DATA PROVIDED:
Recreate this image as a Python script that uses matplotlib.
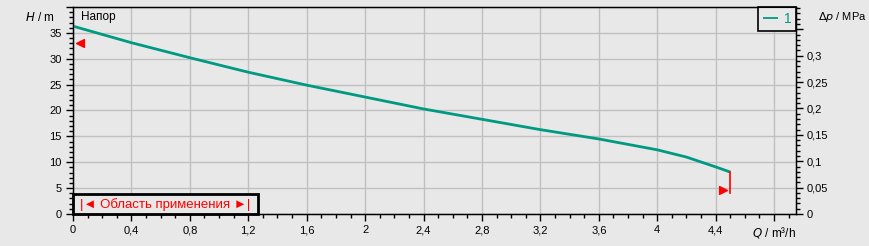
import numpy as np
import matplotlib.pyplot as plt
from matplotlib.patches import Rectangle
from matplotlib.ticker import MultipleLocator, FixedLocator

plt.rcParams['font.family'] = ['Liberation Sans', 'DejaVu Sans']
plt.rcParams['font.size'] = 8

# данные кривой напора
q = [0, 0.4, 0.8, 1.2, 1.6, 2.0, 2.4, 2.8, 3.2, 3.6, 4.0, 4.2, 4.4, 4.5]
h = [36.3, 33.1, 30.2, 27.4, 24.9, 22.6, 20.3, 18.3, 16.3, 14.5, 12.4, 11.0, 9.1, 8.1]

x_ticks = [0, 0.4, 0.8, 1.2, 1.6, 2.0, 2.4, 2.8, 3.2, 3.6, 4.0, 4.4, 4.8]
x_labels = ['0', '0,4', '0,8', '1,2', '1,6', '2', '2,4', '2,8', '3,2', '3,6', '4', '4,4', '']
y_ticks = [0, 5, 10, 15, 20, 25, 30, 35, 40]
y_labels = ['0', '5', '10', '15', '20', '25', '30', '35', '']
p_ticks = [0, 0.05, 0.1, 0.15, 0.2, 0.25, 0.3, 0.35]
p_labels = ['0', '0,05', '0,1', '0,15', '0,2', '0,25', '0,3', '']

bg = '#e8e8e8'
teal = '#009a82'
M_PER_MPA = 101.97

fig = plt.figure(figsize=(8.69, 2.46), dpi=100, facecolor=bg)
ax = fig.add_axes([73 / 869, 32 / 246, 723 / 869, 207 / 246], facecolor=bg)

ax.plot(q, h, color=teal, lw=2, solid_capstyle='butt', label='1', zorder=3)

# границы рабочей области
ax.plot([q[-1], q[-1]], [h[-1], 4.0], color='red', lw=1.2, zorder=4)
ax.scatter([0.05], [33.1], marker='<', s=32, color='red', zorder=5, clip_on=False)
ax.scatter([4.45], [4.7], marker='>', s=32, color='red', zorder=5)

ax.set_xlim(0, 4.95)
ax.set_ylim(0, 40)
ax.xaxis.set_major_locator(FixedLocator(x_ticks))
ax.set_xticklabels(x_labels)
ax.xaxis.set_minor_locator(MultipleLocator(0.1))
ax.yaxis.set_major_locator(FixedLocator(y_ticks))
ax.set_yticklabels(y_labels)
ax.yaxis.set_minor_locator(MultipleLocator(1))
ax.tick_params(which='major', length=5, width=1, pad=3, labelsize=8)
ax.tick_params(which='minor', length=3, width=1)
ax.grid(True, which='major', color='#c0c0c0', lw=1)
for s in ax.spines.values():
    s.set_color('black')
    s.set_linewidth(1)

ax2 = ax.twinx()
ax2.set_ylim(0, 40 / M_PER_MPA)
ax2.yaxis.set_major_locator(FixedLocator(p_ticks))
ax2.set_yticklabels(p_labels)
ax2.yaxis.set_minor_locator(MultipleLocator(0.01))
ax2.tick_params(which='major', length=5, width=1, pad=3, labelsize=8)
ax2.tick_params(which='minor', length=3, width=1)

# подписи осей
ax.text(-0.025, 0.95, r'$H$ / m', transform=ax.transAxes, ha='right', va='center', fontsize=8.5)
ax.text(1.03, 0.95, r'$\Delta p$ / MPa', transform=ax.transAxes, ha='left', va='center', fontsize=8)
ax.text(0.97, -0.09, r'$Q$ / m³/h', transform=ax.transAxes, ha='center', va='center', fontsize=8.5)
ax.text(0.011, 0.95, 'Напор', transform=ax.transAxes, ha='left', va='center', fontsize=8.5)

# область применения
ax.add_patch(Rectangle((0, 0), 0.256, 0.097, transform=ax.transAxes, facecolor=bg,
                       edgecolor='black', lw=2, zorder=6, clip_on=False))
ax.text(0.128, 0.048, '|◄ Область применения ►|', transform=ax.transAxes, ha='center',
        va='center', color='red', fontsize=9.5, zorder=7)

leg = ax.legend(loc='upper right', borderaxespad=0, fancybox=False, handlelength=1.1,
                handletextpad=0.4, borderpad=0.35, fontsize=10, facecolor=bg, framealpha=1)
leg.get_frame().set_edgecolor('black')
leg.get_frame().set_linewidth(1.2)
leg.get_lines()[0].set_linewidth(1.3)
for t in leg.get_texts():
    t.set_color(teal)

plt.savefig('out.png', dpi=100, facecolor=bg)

TASK PROMPT:
Pictures excluded, repeat exactly the lines from the top of the material through the line with "11.0, 9.1, 8.1]", including both of those lines.

RESPONSE FOR THIS EXERCISE:
Recreate this image as a Python script that uses matplotlib.
import numpy as np
import matplotlib.pyplot as plt
from matplotlib.patches import Rectangle
from matplotlib.ticker import MultipleLocator, FixedLocator

plt.rcParams['font.family'] = ['Liberation Sans', 'DejaVu Sans']
plt.rcParams['font.size'] = 8

# данные кривой напора
q = [0, 0.4, 0.8, 1.2, 1.6, 2.0, 2.4, 2.8, 3.2, 3.6, 4.0, 4.2, 4.4, 4.5]
h = [36.3, 33.1, 30.2, 27.4, 24.9, 22.6, 20.3, 18.3, 16.3, 14.5, 12.4, 11.0, 9.1, 8.1]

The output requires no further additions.